WHAT TO PRODUCE:
Reproduce the full listing below unchanged, apart from the pictures.

○ ○ ○ ○ ○ ○ ○

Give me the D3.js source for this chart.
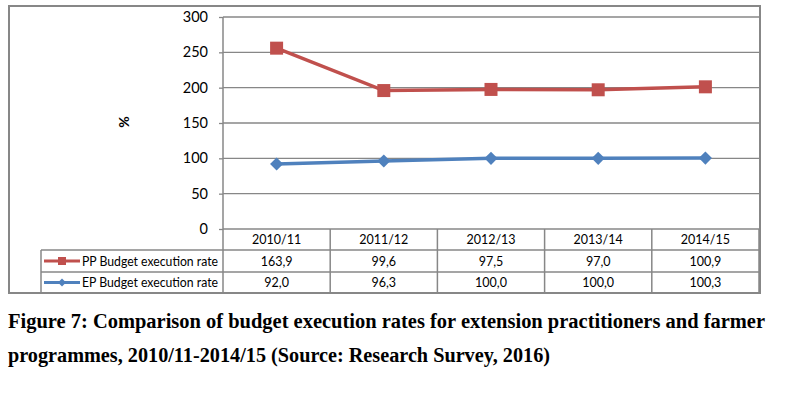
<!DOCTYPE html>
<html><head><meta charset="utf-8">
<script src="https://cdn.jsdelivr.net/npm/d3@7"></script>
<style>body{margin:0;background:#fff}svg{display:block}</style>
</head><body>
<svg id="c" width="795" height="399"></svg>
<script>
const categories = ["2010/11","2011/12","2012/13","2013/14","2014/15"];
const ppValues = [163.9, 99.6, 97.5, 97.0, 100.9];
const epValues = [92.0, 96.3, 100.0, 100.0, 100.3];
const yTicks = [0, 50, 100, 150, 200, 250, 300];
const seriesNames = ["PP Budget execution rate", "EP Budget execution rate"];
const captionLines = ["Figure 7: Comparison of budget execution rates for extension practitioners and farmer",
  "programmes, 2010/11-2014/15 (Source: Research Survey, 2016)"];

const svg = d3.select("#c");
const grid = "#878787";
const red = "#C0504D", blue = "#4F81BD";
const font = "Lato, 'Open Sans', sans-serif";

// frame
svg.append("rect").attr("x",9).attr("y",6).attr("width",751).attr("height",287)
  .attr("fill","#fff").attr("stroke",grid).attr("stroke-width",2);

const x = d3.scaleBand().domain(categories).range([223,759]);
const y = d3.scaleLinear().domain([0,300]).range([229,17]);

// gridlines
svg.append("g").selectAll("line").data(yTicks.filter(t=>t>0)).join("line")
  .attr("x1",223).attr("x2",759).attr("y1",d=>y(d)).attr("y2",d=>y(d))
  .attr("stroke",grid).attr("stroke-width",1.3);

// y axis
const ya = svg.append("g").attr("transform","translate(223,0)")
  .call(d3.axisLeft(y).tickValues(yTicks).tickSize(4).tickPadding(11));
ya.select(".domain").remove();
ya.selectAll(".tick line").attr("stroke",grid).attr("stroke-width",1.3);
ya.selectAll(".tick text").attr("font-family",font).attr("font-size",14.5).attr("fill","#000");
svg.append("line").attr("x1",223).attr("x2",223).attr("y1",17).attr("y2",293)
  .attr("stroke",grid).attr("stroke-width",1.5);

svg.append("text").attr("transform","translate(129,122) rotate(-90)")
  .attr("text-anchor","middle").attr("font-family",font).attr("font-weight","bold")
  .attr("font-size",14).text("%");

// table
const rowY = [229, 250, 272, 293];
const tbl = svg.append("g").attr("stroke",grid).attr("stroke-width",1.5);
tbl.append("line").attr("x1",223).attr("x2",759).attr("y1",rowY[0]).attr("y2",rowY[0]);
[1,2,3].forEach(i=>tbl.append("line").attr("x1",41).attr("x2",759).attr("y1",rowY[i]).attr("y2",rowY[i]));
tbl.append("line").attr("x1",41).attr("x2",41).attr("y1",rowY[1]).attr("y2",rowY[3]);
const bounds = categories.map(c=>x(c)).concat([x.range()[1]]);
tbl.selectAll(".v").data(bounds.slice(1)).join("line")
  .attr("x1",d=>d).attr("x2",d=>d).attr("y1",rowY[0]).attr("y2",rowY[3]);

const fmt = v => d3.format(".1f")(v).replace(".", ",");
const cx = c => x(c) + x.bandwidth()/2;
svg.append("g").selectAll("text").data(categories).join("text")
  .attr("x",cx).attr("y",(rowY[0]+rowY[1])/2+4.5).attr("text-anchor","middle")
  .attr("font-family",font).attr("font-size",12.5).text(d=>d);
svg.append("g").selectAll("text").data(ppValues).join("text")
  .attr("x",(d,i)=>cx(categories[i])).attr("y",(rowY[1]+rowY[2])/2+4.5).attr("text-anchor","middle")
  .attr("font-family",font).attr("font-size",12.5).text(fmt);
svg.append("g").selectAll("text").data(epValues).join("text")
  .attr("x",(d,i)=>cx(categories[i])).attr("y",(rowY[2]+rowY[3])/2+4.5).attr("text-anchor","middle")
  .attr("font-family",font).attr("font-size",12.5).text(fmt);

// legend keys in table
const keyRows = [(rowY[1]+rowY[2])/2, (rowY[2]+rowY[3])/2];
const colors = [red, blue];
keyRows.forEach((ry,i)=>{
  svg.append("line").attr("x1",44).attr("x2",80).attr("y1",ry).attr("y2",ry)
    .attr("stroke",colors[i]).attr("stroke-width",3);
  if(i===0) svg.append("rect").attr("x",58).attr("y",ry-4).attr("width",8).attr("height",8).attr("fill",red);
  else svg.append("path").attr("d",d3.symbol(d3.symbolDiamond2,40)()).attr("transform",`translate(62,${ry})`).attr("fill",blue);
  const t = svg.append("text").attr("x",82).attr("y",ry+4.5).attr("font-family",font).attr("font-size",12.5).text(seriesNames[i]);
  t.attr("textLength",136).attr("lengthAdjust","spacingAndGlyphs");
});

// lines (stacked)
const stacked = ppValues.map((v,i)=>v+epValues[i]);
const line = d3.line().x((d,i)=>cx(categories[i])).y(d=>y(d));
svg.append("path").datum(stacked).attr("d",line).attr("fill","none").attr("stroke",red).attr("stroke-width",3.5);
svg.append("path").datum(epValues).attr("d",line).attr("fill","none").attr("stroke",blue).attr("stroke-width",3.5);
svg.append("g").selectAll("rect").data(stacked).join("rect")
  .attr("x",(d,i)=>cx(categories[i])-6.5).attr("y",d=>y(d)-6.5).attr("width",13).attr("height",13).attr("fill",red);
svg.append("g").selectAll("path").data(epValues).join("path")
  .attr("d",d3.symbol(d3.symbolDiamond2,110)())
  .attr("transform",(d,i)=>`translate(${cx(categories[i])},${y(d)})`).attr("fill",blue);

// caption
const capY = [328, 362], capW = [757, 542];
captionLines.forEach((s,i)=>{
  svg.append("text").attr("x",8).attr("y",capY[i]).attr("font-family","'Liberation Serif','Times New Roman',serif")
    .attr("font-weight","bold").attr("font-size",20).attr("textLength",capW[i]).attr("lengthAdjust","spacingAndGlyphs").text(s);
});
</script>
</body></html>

○ ○ ○ ○ ○ ○ ○

REPLY:
Give me the D3.js source for this chart.
<!DOCTYPE html>
<html><head><meta charset="utf-8">
<script src="https://cdn.jsdelivr.net/npm/d3@7"></script>
<style>body{margin:0;background:#fff}svg{display:block}</style>
</head><body>
<svg id="c" width="795" height="399"></svg>
<script>
const categories = ["2010/11","2011/12","2012/13","2013/14","2014/15"];
const ppValues = [163.9, 99.6, 97.5, 97.0, 100.9];
const epValues = [92.0, 96.3, 100.0, 100.0, 100.3];
const yTicks = [0, 50, 100, 150, 200, 250, 300];
const seriesNames = ["PP Budget execution rate", "EP Budget execution rate"];
const captionLines = ["Figure 7: Comparison of budget execution rates for extension practitioners and farmer",
  "programmes, 2010/11-2014/15 (Source: Research Survey, 2016)"];

const svg = d3.select("#c");
const grid = "#878787";
const red = "#C0504D", blue = "#4F81BD";
const font = "Lato, 'Open Sans', sans-serif";

// frame
svg.append("rect").attr("x",9).attr("y",6).attr("width",751).attr("height",287)
  .attr("fill","#fff").attr("stroke",grid).attr("stroke-width",2);

const x = d3.scaleBand().domain(categories).range([223,759]);
const y = d3.scaleLinear().domain([0,300]).range([229,17]);

// gridlines
svg.append("g").selectAll("line").data(yTicks.filter(t=>t>0)).join("line")
  .attr("x1",223).attr("x2",759).attr("y1",d=>y(d)).attr("y2",d=>y(d))
  .attr("stroke",grid).attr("stroke-width",1.3);

// y axis
const ya = svg.append("g").attr("transform","translate(223,0)")
  .call(d3.axisLeft(y).tickValues(yTicks).tickSize(4).tickPadding(11));
ya.select(".domain").remove();
ya.selectAll(".tick line").attr("stroke",grid).attr("stroke-width",1.3);
ya.selectAll(".tick text").attr("font-family",font).attr("font-size",14.5).attr("fill","#000");
svg.append("line").attr("x1",223).attr("x2",223).attr("y1",17).attr("y2",293)
  .attr("stroke",grid).attr("stroke-width",1.5);

svg.append("text").attr("transform","translate(129,122) rotate(-90)")
  .attr("text-anchor","middle").attr("font-family",font).attr("font-weight","bold")
  .attr("font-size",14).text("%");

// table
const rowY = [229, 250, 272, 293];
const tbl = svg.append("g").attr("stroke",grid).attr("stroke-width",1.5);
tbl.append("line").attr("x1",223).attr("x2",759).attr("y1",rowY[0]).attr("y2",rowY[0]);
[1,2,3].forEach(i=>tbl.append("line").attr("x1",41).attr("x2",759).attr("y1",rowY[i]).attr("y2",rowY[i]));
tbl.append("line").attr("x1",41).attr("x2",41).attr("y1",rowY[1]).attr("y2",rowY[3]);
const bounds = categories.map(c=>x(c)).concat([x.range()[1]]);
tbl.selectAll(".v").data(bounds.slice(1)).join("line")
  .attr("x1",d=>d).attr("x2",d=>d).attr("y1",rowY[0]).attr("y2",rowY[3]);

const fmt = v => d3.format(".1f")(v).replace(".", ",");
const cx = c => x(c) + x.bandwidth()/2;
svg.append("g").selectAll("text").data(categories).join("text")
  .attr("x",cx).attr("y",(rowY[0]+rowY[1])/2+4.5).attr("text-anchor","middle")
  .attr("font-family",font).attr("font-size",12.5).text(d=>d);
svg.append("g").selectAll("text").data(ppValues).join("text")
  .attr("x",(d,i)=>cx(categories[i])).attr("y",(rowY[1]+rowY[2])/2+4.5).attr("text-anchor","middle")
  .attr("font-family",font).attr("font-size",12.5).text(fmt);
svg.append("g").selectAll("text").data(epValues).join("text")
  .attr("x",(d,i)=>cx(categories[i])).attr("y",(rowY[2]+rowY[3])/2+4.5).attr("text-anchor","middle")
  .attr("font-family",font).attr("font-size",12.5).text(fmt);

// legend keys in table
const keyRows = [(rowY[1]+rowY[2])/2, (rowY[2]+rowY[3])/2];
const colors = [red, blue];
keyRows.forEach((ry,i)=>{
  svg.append("line").attr("x1",44).attr("x2",80).attr("y1",ry).attr("y2",ry)
    .attr("stroke",colors[i]).attr("stroke-width",3);
  if(i===0) svg.append("rect").attr("x",58).attr("y",ry-4).attr("width",8).attr("height",8).attr("fill",red);
  else svg.append("path").attr("d",d3.symbol(d3.symbolDiamond2,40)()).attr("transform",`translate(62,${ry})`).attr("fill",blue);
  const t = svg.append("text").attr("x",82).attr("y",ry+4.5).attr("font-family",font).attr("font-size",12.5).text(seriesNames[i]);
  t.attr("textLength",136).attr("lengthAdjust","spacingAndGlyphs");
});

// lines (stacked)
const stacked = ppValues.map((v,i)=>v+epValues[i]);
const line = d3.line().x((d,i)=>cx(categories[i])).y(d=>y(d));
svg.append("path").datum(stacked).attr("d",line).attr("fill","none").attr("stroke",red).attr("stroke-width",3.5);
svg.append("path").datum(epValues).attr("d",line).attr("fill","none").attr("stroke",blue).attr("stroke-width",3.5);
svg.append("g").selectAll("rect").data(stacked).join("rect")
  .attr("x",(d,i)=>cx(categories[i])-6.5).attr("y",d=>y(d)-6.5).attr("width",13).attr("height",13).attr("fill",red);
svg.append("g").selectAll("path").data(epValues).join("path")
  .attr("d",d3.symbol(d3.symbolDiamond2,110)())
  .attr("transform",(d,i)=>`translate(${cx(categories[i])},${y(d)})`).attr("fill",blue);

// caption
const capY = [328, 362], capW = [757, 542];
captionLines.forEach((s,i)=>{
  svg.append("text").attr("x",8).attr("y",capY[i]).attr("font-family","'Liberation Serif','Times New Roman',serif")
    .attr("font-weight","bold").attr("font-size",20).attr("textLength",capW[i]).attr("lengthAdjust","spacingAndGlyphs").text(s);
});
</script>
</body></html>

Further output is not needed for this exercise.